We aren't immortal. We don't last long. Like our dogs, we age and weaken. And die.
Ps 49:12, 20 (The Message)


She came to me as a stray more than a decade ago.

On a rainy December night she somehow managed to get through the electric fence. She was terrified, thin and in a general bad state.
When you approached her she growled and snapped in all directions. We left her alone to find her the next morning deep underneath the stack of sprinkler pipes.
She wouldn’t budge.
For two weeks I left food and water close to her place of safety. When I was at a safe distance she came out, ate and drank, sat staring at me for a while, then returned to the hide-out.
Gradually, there was movement in the tip of her tail to be seen when I brought the food and looked at her under the pipes.
And then, one morning, as I was walking with the other dogs in her vicinity, she came out and tentatively started to walk along.
She had decided to stay.

She was a mongrel in the true sense of the word. Medium sized, black with a wide head and slim body. In all probability, as is often the case, used for hunting in packs by some inhabitants of the black township a few kilometres away.
I called her Liesbet because my dad said she received the same treatment on the farm as Queen Elizabeth in Buckingham Palace.
In her I found total love embodied. I have a magnet attached to my computer stand that reads:

 “May I strive to be the person my dog thinks I am.”

I don’t think she thinks I’m anybody. I’m just me. And she loves me deeply. And I love her.
She became my shadow.
If anybody wanted to know where I was on the farm, all they had to do was to look for Liesbet’s black body.
We once calculated that she must have travelled close to 10 km on a single day as she trotted next to the tractor up and down the lines of maize as I was tilling it.
She has a crate in the workshop where she sleeps while I’m working there.

She is getting old. Grey around the eyes and mouth. Stiff in limb and movement.
Much, much slower.
She is still very keen to go for our afternoon walks with the other dogs.  But she does that at her own pace.
Until a few weeks ago, when the other dogs and I have returned from our walk I left the gate open, closed up at the workshops and waited for her. She came in 15 minutes after us.
Lately we walk shorter distances and I walk very slowly beside her as the others run ahead.

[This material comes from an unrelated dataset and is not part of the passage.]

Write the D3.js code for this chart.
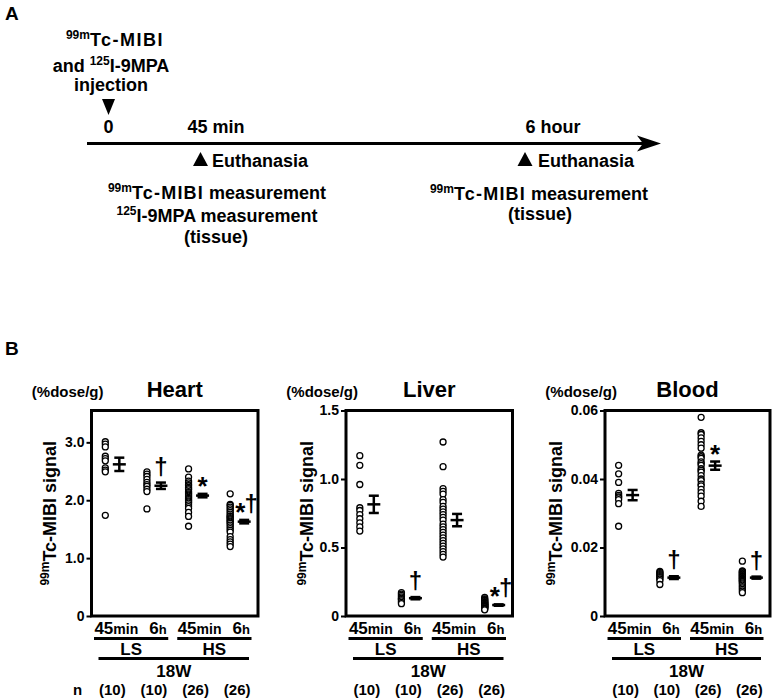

It is with much sadness that I read the words of Psalm 49.
I can see her age and weaken. I know that she will die in the not so distant future.
But Psalm 49 does not only speak about our dogs. It is not only about Liesbet. I am mentioned there as well. I shall follow the same route.
Somehow however, I have the feeling that Liesbet has decided to go first.
So that I’ll have her waiting for me once I arrive at that unfamiliar place. A man must have a dog.